— start of Data listing —

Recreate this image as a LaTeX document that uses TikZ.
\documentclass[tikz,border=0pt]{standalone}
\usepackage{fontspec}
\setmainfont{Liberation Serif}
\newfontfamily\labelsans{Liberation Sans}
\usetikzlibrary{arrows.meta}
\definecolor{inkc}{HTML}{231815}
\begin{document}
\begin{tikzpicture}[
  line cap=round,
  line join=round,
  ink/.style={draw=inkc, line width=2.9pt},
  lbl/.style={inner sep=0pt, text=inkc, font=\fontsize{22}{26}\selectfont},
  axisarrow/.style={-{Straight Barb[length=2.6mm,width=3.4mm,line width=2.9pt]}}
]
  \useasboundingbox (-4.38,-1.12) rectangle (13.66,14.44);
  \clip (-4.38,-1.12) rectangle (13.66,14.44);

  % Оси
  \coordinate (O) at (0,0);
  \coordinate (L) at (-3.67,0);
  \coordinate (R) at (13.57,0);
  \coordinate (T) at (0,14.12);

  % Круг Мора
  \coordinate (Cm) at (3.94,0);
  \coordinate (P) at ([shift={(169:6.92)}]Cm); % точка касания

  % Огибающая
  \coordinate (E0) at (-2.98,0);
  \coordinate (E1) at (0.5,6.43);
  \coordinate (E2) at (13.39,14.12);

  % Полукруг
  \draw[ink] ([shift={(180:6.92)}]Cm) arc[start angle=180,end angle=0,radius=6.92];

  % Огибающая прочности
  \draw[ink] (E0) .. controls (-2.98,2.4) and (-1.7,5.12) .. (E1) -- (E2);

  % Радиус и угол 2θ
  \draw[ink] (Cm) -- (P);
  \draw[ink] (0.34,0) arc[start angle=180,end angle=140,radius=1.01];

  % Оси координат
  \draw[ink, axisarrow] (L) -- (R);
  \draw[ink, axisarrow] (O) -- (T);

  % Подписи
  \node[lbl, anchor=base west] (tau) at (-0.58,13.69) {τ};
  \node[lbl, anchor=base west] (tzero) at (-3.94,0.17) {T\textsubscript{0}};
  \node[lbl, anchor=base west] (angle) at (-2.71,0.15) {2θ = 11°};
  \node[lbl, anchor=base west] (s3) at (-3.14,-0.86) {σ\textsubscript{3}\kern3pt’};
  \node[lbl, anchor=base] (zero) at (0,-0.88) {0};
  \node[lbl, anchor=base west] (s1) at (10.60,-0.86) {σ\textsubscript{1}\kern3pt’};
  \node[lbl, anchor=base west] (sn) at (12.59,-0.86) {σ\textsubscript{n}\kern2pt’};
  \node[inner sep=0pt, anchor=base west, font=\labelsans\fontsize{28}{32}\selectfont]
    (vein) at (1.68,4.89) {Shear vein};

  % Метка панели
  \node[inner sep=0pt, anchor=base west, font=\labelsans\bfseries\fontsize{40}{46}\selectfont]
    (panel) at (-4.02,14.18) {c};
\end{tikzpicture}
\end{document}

— end of Data listing —
— start of Data listing —

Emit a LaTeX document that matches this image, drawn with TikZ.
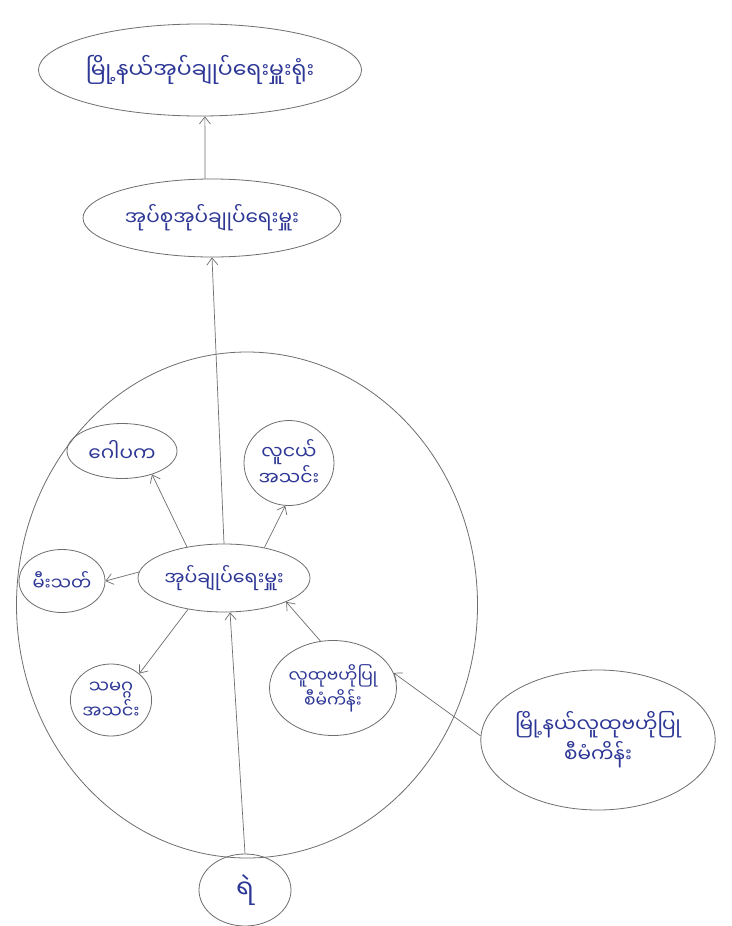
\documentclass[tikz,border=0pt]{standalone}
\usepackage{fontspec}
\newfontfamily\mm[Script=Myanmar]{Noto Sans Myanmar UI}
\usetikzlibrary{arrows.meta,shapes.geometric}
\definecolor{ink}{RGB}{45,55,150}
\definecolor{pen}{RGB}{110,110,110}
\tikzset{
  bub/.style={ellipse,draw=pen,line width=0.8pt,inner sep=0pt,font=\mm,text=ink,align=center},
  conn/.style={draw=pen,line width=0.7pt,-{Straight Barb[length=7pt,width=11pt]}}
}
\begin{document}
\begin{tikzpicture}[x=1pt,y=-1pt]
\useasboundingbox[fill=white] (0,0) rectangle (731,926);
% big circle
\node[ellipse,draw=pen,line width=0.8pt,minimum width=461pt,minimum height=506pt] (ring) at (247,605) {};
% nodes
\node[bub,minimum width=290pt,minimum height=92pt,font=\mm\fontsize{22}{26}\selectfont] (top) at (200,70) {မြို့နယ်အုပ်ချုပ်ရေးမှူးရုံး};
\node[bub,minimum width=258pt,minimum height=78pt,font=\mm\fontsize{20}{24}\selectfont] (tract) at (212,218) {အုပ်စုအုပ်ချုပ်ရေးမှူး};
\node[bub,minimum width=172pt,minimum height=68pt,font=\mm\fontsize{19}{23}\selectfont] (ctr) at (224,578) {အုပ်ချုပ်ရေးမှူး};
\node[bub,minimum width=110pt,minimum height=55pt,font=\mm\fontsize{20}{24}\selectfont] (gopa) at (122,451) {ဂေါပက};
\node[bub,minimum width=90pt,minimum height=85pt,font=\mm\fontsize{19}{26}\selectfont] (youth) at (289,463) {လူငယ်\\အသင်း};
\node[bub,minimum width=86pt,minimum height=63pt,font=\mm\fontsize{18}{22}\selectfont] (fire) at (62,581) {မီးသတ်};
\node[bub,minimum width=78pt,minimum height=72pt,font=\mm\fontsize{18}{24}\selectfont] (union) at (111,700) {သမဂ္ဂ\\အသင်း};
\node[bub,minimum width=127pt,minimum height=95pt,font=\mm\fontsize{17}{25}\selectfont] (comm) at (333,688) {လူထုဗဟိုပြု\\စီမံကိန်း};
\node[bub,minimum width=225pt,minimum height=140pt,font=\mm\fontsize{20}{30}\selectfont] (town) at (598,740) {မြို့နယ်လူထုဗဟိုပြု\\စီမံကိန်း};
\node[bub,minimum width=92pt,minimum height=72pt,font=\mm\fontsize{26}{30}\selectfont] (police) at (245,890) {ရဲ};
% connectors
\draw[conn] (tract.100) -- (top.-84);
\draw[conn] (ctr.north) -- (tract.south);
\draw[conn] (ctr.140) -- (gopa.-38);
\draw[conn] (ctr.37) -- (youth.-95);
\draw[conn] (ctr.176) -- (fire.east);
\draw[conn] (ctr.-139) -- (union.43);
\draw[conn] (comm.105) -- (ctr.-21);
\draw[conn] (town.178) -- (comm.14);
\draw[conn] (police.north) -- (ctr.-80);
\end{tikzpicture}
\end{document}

— end of Data listing —
— start of Data listing —

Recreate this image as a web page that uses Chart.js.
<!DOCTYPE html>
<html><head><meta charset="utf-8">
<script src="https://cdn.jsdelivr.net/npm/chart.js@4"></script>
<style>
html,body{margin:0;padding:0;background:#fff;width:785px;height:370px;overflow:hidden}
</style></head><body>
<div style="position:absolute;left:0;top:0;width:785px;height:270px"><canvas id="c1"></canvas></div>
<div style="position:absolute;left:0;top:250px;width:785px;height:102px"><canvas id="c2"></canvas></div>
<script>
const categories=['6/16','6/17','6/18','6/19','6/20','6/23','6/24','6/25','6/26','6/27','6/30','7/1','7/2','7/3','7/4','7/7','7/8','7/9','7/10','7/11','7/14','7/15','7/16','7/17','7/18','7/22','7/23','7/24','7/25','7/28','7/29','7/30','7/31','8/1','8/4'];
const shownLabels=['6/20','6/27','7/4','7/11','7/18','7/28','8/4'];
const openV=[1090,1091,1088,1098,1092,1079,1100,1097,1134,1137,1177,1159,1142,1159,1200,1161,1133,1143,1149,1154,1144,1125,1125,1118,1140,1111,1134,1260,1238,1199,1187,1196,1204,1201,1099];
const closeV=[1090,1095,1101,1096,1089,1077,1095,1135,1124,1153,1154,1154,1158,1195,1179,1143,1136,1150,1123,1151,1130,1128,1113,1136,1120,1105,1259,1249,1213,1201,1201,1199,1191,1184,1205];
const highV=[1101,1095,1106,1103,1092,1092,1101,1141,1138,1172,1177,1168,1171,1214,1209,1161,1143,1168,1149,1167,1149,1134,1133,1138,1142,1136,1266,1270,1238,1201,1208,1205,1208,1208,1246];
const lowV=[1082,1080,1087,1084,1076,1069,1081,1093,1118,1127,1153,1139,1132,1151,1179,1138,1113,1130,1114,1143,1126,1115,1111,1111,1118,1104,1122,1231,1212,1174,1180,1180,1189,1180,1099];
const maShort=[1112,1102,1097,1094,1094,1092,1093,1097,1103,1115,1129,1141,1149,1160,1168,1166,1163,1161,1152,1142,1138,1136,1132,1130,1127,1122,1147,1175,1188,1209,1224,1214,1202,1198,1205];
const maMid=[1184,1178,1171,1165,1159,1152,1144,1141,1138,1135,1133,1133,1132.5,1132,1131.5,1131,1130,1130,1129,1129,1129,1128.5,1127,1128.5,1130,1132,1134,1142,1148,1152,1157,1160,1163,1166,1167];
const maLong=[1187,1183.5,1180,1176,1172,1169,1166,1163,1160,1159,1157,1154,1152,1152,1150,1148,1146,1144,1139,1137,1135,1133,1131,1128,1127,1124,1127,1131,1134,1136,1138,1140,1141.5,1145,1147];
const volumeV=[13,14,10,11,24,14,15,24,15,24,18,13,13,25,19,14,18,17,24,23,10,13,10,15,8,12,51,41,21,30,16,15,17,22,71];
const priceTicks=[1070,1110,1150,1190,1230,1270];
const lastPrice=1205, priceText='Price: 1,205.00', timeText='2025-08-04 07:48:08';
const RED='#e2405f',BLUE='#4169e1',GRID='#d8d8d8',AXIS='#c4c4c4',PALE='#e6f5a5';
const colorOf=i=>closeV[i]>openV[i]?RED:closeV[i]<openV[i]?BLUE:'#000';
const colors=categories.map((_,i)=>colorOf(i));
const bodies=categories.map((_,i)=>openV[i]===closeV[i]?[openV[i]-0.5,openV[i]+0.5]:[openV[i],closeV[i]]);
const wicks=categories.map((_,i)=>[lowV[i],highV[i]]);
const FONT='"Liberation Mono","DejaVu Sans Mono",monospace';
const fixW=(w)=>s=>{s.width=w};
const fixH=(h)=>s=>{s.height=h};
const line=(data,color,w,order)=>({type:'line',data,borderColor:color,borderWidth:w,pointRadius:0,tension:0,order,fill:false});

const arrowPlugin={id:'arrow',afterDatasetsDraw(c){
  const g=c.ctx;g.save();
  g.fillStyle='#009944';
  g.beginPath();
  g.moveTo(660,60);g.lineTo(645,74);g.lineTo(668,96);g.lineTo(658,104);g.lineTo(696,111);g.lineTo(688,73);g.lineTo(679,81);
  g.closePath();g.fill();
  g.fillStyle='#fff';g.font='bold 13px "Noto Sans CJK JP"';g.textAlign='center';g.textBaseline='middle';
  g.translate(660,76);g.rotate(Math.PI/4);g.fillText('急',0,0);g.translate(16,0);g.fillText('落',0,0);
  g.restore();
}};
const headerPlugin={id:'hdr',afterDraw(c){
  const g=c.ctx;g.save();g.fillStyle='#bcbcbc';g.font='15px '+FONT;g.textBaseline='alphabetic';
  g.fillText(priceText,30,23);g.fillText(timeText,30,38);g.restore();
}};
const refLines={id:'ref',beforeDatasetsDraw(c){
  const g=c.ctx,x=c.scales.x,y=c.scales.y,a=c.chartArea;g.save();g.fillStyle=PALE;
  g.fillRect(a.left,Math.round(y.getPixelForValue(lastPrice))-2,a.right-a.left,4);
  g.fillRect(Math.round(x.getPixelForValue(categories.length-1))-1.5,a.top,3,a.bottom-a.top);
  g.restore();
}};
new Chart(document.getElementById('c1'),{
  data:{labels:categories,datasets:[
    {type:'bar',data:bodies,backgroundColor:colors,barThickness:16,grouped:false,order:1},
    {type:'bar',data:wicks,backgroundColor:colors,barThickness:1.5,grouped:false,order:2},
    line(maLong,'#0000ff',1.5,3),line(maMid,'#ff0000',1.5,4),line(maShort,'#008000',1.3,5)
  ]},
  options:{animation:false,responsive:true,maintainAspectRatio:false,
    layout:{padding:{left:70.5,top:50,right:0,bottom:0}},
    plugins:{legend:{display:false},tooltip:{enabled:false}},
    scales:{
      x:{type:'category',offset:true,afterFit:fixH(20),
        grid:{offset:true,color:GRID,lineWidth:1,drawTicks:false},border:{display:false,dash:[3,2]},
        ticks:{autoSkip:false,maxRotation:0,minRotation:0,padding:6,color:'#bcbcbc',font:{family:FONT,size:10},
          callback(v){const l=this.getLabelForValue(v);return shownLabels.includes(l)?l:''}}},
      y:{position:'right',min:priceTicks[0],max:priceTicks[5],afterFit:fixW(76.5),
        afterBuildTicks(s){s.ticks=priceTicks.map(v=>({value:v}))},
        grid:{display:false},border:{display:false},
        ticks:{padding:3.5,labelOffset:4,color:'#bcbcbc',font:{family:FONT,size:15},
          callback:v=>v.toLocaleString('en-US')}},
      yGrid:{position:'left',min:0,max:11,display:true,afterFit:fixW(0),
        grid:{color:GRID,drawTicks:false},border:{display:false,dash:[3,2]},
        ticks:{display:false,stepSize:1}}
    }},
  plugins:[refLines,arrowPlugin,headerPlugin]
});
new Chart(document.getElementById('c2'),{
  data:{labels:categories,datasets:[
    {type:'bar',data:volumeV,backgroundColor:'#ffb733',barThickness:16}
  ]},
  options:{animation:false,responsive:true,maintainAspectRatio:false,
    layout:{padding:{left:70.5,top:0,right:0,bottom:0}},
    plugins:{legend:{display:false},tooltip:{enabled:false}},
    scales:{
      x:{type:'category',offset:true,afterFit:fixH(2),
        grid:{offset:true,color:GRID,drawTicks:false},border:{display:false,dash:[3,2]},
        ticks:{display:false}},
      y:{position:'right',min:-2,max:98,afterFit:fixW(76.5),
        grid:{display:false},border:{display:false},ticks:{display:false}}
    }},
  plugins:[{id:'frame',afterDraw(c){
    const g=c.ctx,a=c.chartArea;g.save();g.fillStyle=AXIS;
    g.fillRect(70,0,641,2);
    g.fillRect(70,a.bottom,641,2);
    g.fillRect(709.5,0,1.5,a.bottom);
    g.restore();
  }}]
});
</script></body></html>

— end of Data listing —

Exactly and exclusively, reproduce the lines that start at the line containing "Recreate this image as a LaTeX" and end at the line containing "axisarrow] (O) -- (T);", inclusive of both.

Recreate this image as a LaTeX document that uses TikZ.
\documentclass[tikz,border=0pt]{standalone}
\usepackage{fontspec}
\setmainfont{Liberation Serif}
\newfontfamily\labelsans{Liberation Sans}
\usetikzlibrary{arrows.meta}
\definecolor{inkc}{HTML}{231815}
\begin{document}
\begin{tikzpicture}[
  line cap=round,
  line join=round,
  ink/.style={draw=inkc, line width=2.9pt},
  lbl/.style={inner sep=0pt, text=inkc, font=\fontsize{22}{26}\selectfont},
  axisarrow/.style={-{Straight Barb[length=2.6mm,width=3.4mm,line width=2.9pt]}}
]
  \useasboundingbox (-4.38,-1.12) rectangle (13.66,14.44);
  \clip (-4.38,-1.12) rectangle (13.66,14.44);

  % Оси
  \coordinate (O) at (0,0);
  \coordinate (L) at (-3.67,0);
  \coordinate (R) at (13.57,0);
  \coordinate (T) at (0,14.12);

  % Круг Мора
  \coordinate (Cm) at (3.94,0);
  \coordinate (P) at ([shift={(169:6.92)}]Cm); % точка касания

  % Огибающая
  \coordinate (E0) at (-2.98,0);
  \coordinate (E1) at (0.5,6.43);
  \coordinate (E2) at (13.39,14.12);

  % Полукруг
  \draw[ink] ([shift={(180:6.92)}]Cm) arc[start angle=180,end angle=0,radius=6.92];

  % Огибающая прочности
  \draw[ink] (E0) .. controls (-2.98,2.4) and (-1.7,5.12) .. (E1) -- (E2);

  % Радиус и угол 2θ
  \draw[ink] (Cm) -- (P);
  \draw[ink] (0.34,0) arc[start angle=180,end angle=140,radius=1.01];

  % Оси координат
  \draw[ink, axisarrow] (L) -- (R);
  \draw[ink, axisarrow] (O) -- (T);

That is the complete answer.